▶ _Aim of the task_
Skip every picture and transcribe the remaining material exactly.

::::::::::

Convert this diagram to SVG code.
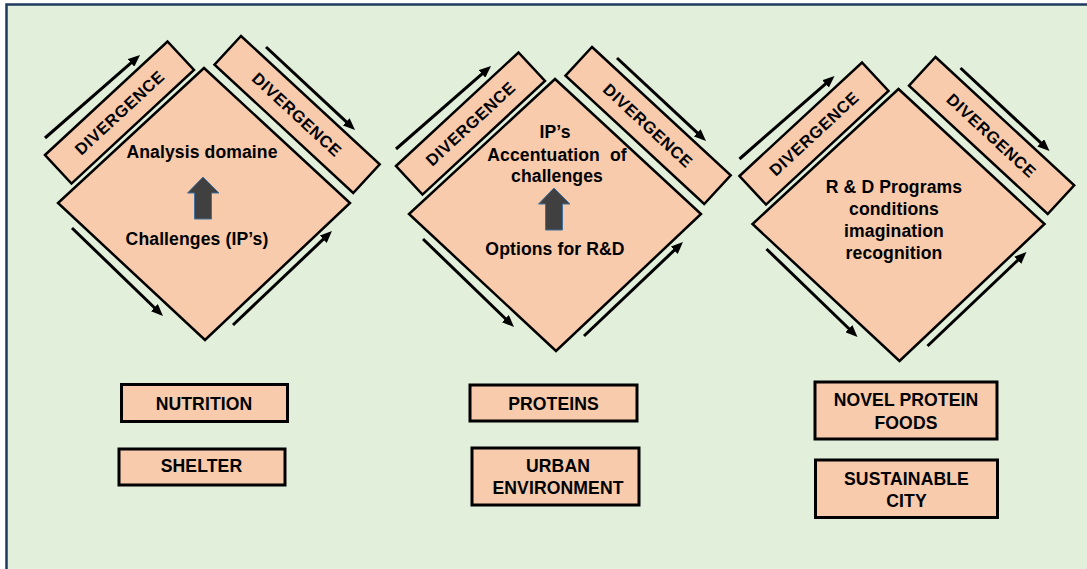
<svg xmlns="http://www.w3.org/2000/svg" width="1087" height="569" viewBox="0 0 1087 569">
<style>
.bg{fill:#E2EFDA}
.frame{fill:none;stroke:#1F3A5F;stroke-width:2.5}
.shape{fill:#F8CBAD;stroke:#000;stroke-width:2.5;stroke-linejoin:miter}
.box{fill:#F8CBAD;stroke:#000;stroke-width:3}
.up{fill:#404040;stroke:#41719C;stroke-width:1}
.t{font-family:'Liberation Sans',Arial,sans-serif;font-weight:bold;font-size:17.6px;fill:#000;text-anchor:middle;letter-spacing:0.1px}
.dv{font-family:'Liberation Sans',Arial,sans-serif;font-weight:bold;font-size:16.5px;fill:#000;text-anchor:middle;letter-spacing:0.6px}
.ar{fill:none;stroke:#000;stroke-width:3}
</style>
<defs>
<marker id="ah" viewBox="0 0 12 10" refX="2" refY="5" markerWidth="12" markerHeight="10" markerUnits="userSpaceOnUse" orient="auto">
<path d="M0,0 L12,5 L0,10 z" fill="#000"/>
</marker>
</defs>
<rect x="0" y="0" width="1087" height="569" fill="#fff"/>
<rect class="bg" x="6" y="4" width="1081" height="565"/>
<path class="frame" d="M6.5,569 V4.5 H1087"/>

<g id="diamond1">
<polygon class="shape" points="204,68 350,203 205,340 58,203"/>
<polygon class="up" points="203,177 219,193 211.5,193 211.5,219 194.5,219 194.5,193 187.5,193"/>
<text class="t" x="202" y="158">Analysis domaine</text>
<text class="t" x="197" y="245">Challenges (IP’s)</text>
</g>
<g id="div1a">
<polygon class="shape" points="45,155 167.5,41.5 194,70 71.5,183.6"/>
<text class="dv" transform="translate(119.5,112.5) rotate(-42.8)" y="6">DIVERGENCE</text>
</g>
<g id="div1b">
<polygon class="shape" points="241,36 379.7,164.4 353.2,193 214.5,64.6"/>
<text class="dv" transform="translate(297,114.5) rotate(42.8)" y="6">DIVERGENCE</text>
</g>

<g id="diamond2" transform="translate(351,11)">
<polygon class="shape" points="204,68 350,203 205,340 58,203"/>
<polygon class="up" points="203,177 219,193 211.5,193 211.5,219 194.5,219 194.5,193 187.5,193"/>
</g>
<g id="diamond2-text">
<text class="t" x="555" y="138">IP’s</text>
<text class="t" x="557" y="160.5" xml:space="preserve">Accentuation  of</text>
<text class="t" x="557" y="181.5">challenges</text>
<text class="t" x="555" y="255">Options for R&amp;D</text>
</g>
<g id="div2a" transform="translate(351,11)">
<polygon class="shape" points="45,155 167.5,41.5 194,70 71.5,183.6"/>
<text class="dv" transform="translate(119.5,112.5) rotate(-42.8)" y="6">DIVERGENCE</text>
</g>
<g id="div2b" transform="translate(351,11)">
<polygon class="shape" points="241,36 379.7,164.4 353.2,193 214.5,64.6"/>
<text class="dv" transform="translate(297,114.5) rotate(42.8)" y="6">DIVERGENCE</text>
</g>

<g id="diamond3" transform="translate(694.5,21)">
<polygon class="shape" points="204,68 350,203 205,340 58,203"/>
</g>
<g id="diamond3-text">
<text class="t" x="894" y="192.5">R &amp; D Programs</text>
<text class="t" x="894" y="215">conditions</text>
<text class="t" x="894" y="237">imagination</text>
<text class="t" x="894" y="259">recognition</text>
</g>
<g id="div3a" transform="translate(694.5,21)">
<polygon class="shape" points="45,155 167.5,41.5 194,70 71.5,183.6"/>
<text class="dv" transform="translate(119.5,112.5) rotate(-42.8)" y="6">DIVERGENCE</text>
</g>
<g id="div3b" transform="translate(694.5,21)">
<polygon class="shape" points="241,36 379.7,164.4 353.2,193 214.5,64.6"/>
<text class="dv" transform="translate(297,114.5) rotate(42.8)" y="6">DIVERGENCE</text>
</g>

<g id="connectors">
<g>
<line class="ar" x1="45" y1="138" x2="132.5" y2="61.6" marker-end="url(#ah)"/>
<line class="ar" x1="266" y1="47" x2="347.7" y2="123.2" marker-end="url(#ah)"/>
<line class="ar" x1="72" y1="228" x2="155.8" y2="309" marker-end="url(#ah)"/>
<line class="ar" x1="233" y1="325" x2="324.7" y2="237.9" marker-end="url(#ah)"/>
</g>
<g transform="translate(351,11)">
<line class="ar" x1="45" y1="138" x2="132.5" y2="61.6" marker-end="url(#ah)"/>
<line class="ar" x1="266" y1="47" x2="347.7" y2="123.2" marker-end="url(#ah)"/>
<line class="ar" x1="72" y1="228" x2="155.8" y2="309" marker-end="url(#ah)"/>
<line class="ar" x1="233" y1="325" x2="324.7" y2="237.9" marker-end="url(#ah)"/>
</g>
<g transform="translate(694.5,21)">
<line class="ar" x1="45" y1="138" x2="132.5" y2="61.6" marker-end="url(#ah)"/>
<line class="ar" x1="266" y1="47" x2="347.7" y2="123.2" marker-end="url(#ah)"/>
<line class="ar" x1="72" y1="228" x2="155.8" y2="309" marker-end="url(#ah)"/>
<line class="ar" x1="233" y1="325" x2="324.7" y2="237.9" marker-end="url(#ah)"/>
</g>
</g>

<g id="nutrition">
<rect class="box" x="121.5" y="384.5" width="166" height="37"/>
<text class="t" x="204" y="409.5">NUTRITION</text>
</g>
<g id="shelter">
<rect class="box" x="119" y="449" width="166" height="36"/>
<text class="t" x="201.5" y="472">SHELTER</text>
</g>
<g id="proteins">
<rect class="box" x="470" y="385" width="167" height="36"/>
<text class="t" x="553.5" y="409.5">PROTEINS</text>
</g>
<g id="urban">
<rect class="box" x="472" y="448" width="167" height="57"/>
<text class="t" x="558" y="472">URBAN</text>
<text class="t" x="558" y="493.5">ENVIRONMENT</text>
</g>
<g id="novel">
<rect class="box" x="815" y="382" width="182" height="57"/>
<text class="t" x="906" y="406">NOVEL PROTEIN</text>
<text class="t" x="906" y="428.5">FOODS</text>
</g>
<g id="sustainable">
<rect class="box" x="815.5" y="460" width="182" height="57.5"/>
<text class="t" x="906.5" y="485">SUSTAINABLE</text>
<text class="t" x="906.5" y="507">CITY</text>
</g>
</svg>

::::::::::

▶ _Finished task_
Convert this diagram to SVG code.
<svg xmlns="http://www.w3.org/2000/svg" width="1087" height="569" viewBox="0 0 1087 569">
<style>
.bg{fill:#E2EFDA}
.frame{fill:none;stroke:#1F3A5F;stroke-width:2.5}
.shape{fill:#F8CBAD;stroke:#000;stroke-width:2.5;stroke-linejoin:miter}
.box{fill:#F8CBAD;stroke:#000;stroke-width:3}
.up{fill:#404040;stroke:#41719C;stroke-width:1}
.t{font-family:'Liberation Sans',Arial,sans-serif;font-weight:bold;font-size:17.6px;fill:#000;text-anchor:middle;letter-spacing:0.1px}
.dv{font-family:'Liberation Sans',Arial,sans-serif;font-weight:bold;font-size:16.5px;fill:#000;text-anchor:middle;letter-spacing:0.6px}
.ar{fill:none;stroke:#000;stroke-width:3}
</style>
<defs>
<marker id="ah" viewBox="0 0 12 10" refX="2" refY="5" markerWidth="12" markerHeight="10" markerUnits="userSpaceOnUse" orient="auto">
<path d="M0,0 L12,5 L0,10 z" fill="#000"/>
</marker>
</defs>
<rect x="0" y="0" width="1087" height="569" fill="#fff"/>
<rect class="bg" x="6" y="4" width="1081" height="565"/>
<path class="frame" d="M6.5,569 V4.5 H1087"/>

<g id="diamond1">
<polygon class="shape" points="204,68 350,203 205,340 58,203"/>
<polygon class="up" points="203,177 219,193 211.5,193 211.5,219 194.5,219 194.5,193 187.5,193"/>
<text class="t" x="202" y="158">Analysis domaine</text>
<text class="t" x="197" y="245">Challenges (IP’s)</text>
</g>
<g id="div1a">
<polygon class="shape" points="45,155 167.5,41.5 194,70 71.5,183.6"/>
<text class="dv" transform="translate(119.5,112.5) rotate(-42.8)" y="6">DIVERGENCE</text>
</g>
<g id="div1b">
<polygon class="shape" points="241,36 379.7,164.4 353.2,193 214.5,64.6"/>
<text class="dv" transform="translate(297,114.5) rotate(42.8)" y="6">DIVERGENCE</text>
</g>

<g id="diamond2" transform="translate(351,11)">
<polygon class="shape" points="204,68 350,203 205,340 58,203"/>
<polygon class="up" points="203,177 219,193 211.5,193 211.5,219 194.5,219 194.5,193 187.5,193"/>
</g>
<g id="diamond2-text">
<text class="t" x="555" y="138">IP’s</text>
<text class="t" x="557" y="160.5" xml:space="preserve">Accentuation  of</text>
<text class="t" x="557" y="181.5">challenges</text>
<text class="t" x="555" y="255">Options for R&amp;D</text>
</g>
<g id="div2a" transform="translate(351,11)">
<polygon class="shape" points="45,155 167.5,41.5 194,70 71.5,183.6"/>
<text class="dv" transform="translate(119.5,112.5) rotate(-42.8)" y="6">DIVERGENCE</text>
</g>
<g id="div2b" transform="translate(351,11)">
<polygon class="shape" points="241,36 379.7,164.4 353.2,193 214.5,64.6"/>
<text class="dv" transform="translate(297,114.5) rotate(42.8)" y="6">DIVERGENCE</text>
</g>

<g id="diamond3" transform="translate(694.5,21)">
<polygon class="shape" points="204,68 350,203 205,340 58,203"/>
</g>
<g id="diamond3-text">
<text class="t" x="894" y="192.5">R &amp; D Programs</text>
<text class="t" x="894" y="215">conditions</text>
<text class="t" x="894" y="237">imagination</text>
<text class="t" x="894" y="259">recognition</text>
</g>
<g id="div3a" transform="translate(694.5,21)">
<polygon class="shape" points="45,155 167.5,41.5 194,70 71.5,183.6"/>
<text class="dv" transform="translate(119.5,112.5) rotate(-42.8)" y="6">DIVERGENCE</text>
</g>
<g id="div3b" transform="translate(694.5,21)">
<polygon class="shape" points="241,36 379.7,164.4 353.2,193 214.5,64.6"/>
<text class="dv" transform="translate(297,114.5) rotate(42.8)" y="6">DIVERGENCE</text>
</g>

<g id="connectors">
<g>
<line class="ar" x1="45" y1="138" x2="132.5" y2="61.6" marker-end="url(#ah)"/>
<line class="ar" x1="266" y1="47" x2="347.7" y2="123.2" marker-end="url(#ah)"/>
<line class="ar" x1="72" y1="228" x2="155.8" y2="309" marker-end="url(#ah)"/>
<line class="ar" x1="233" y1="325" x2="324.7" y2="237.9" marker-end="url(#ah)"/>
</g>
<g transform="translate(351,11)">
<line class="ar" x1="45" y1="138" x2="132.5" y2="61.6" marker-end="url(#ah)"/>
<line class="ar" x1="266" y1="47" x2="347.7" y2="123.2" marker-end="url(#ah)"/>
<line class="ar" x1="72" y1="228" x2="155.8" y2="309" marker-end="url(#ah)"/>
<line class="ar" x1="233" y1="325" x2="324.7" y2="237.9" marker-end="url(#ah)"/>
</g>
<g transform="translate(694.5,21)">
<line class="ar" x1="45" y1="138" x2="132.5" y2="61.6" marker-end="url(#ah)"/>
<line class="ar" x1="266" y1="47" x2="347.7" y2="123.2" marker-end="url(#ah)"/>
<line class="ar" x1="72" y1="228" x2="155.8" y2="309" marker-end="url(#ah)"/>
<line class="ar" x1="233" y1="325" x2="324.7" y2="237.9" marker-end="url(#ah)"/>
</g>
</g>

<g id="nutrition">
<rect class="box" x="121.5" y="384.5" width="166" height="37"/>
<text class="t" x="204" y="409.5">NUTRITION</text>
</g>
<g id="shelter">
<rect class="box" x="119" y="449" width="166" height="36"/>
<text class="t" x="201.5" y="472">SHELTER</text>
</g>
<g id="proteins">
<rect class="box" x="470" y="385" width="167" height="36"/>
<text class="t" x="553.5" y="409.5">PROTEINS</text>
</g>
<g id="urban">
<rect class="box" x="472" y="448" width="167" height="57"/>
<text class="t" x="558" y="472">URBAN</text>
<text class="t" x="558" y="493.5">ENVIRONMENT</text>
</g>
<g id="novel">
<rect class="box" x="815" y="382" width="182" height="57"/>
<text class="t" x="906" y="406">NOVEL PROTEIN</text>
<text class="t" x="906" y="428.5">FOODS</text>
</g>
<g id="sustainable">
<rect class="box" x="815.5" y="460" width="182" height="57.5"/>
<text class="t" x="906.5" y="485">SUSTAINABLE</text>
<text class="t" x="906.5" y="507">CITY</text>
</g>
</svg>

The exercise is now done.